The metropolitan government had earlier warned that it would file compensation suits if infections occur. Individuals who participate in the rallies or worship services will be fined 3 million won ($2,370) which will be used to help cover the cost of medical treatment and quarantine measures in accordance with the Infectious Disease Prevention Act.
The Korea Centers for Disease Control and Prevention (KCDC) reported 64 new infections Sunday, bringing the country's total to 8,961. This was the lowest daily number for new cases since Feb.29, which saw the nation's peak at 909. So far, 118 people, mostly elderly patients with underlying diseases, have died here. Of the 64 new cases, 24 were in Daegu and two in North Gyeongsang, the KCDC said. The total number of confirmed cases in Daegu and North Gyeongsang, the two epicenters of the virus outbreak here, stood at 6,411 and 1,256, respectively. Seoul, Incheon and the surrounding Gyeonggi Province saw their new daily infections increase by 20 to 721.

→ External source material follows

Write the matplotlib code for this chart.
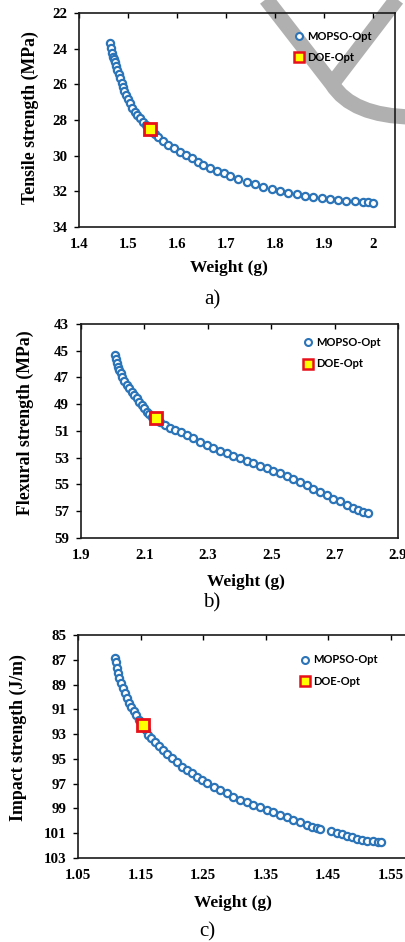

The health authorities have ramped up the social distancing rules to slow the spread of the pandemic. The government announced a set of strong measures for the social distancing of civil servants, employees of public organizations and soldiers. It will last for two weeks as a part of the intensive measures to prevent the virus spreading.
The guidelines include the expansion of telecommuting among civil servants, flexible working hours and restrictions on after-work activities out of the home. The public servants are required to minimize face-to-face meetings or briefings at work.
The transport ministry has introduced the highest quarantine levels for public transit services, in which passengers seated on KTX bullet trains will be separated. The measures apply not only to central government officials but also those at local authorities and other public organizations.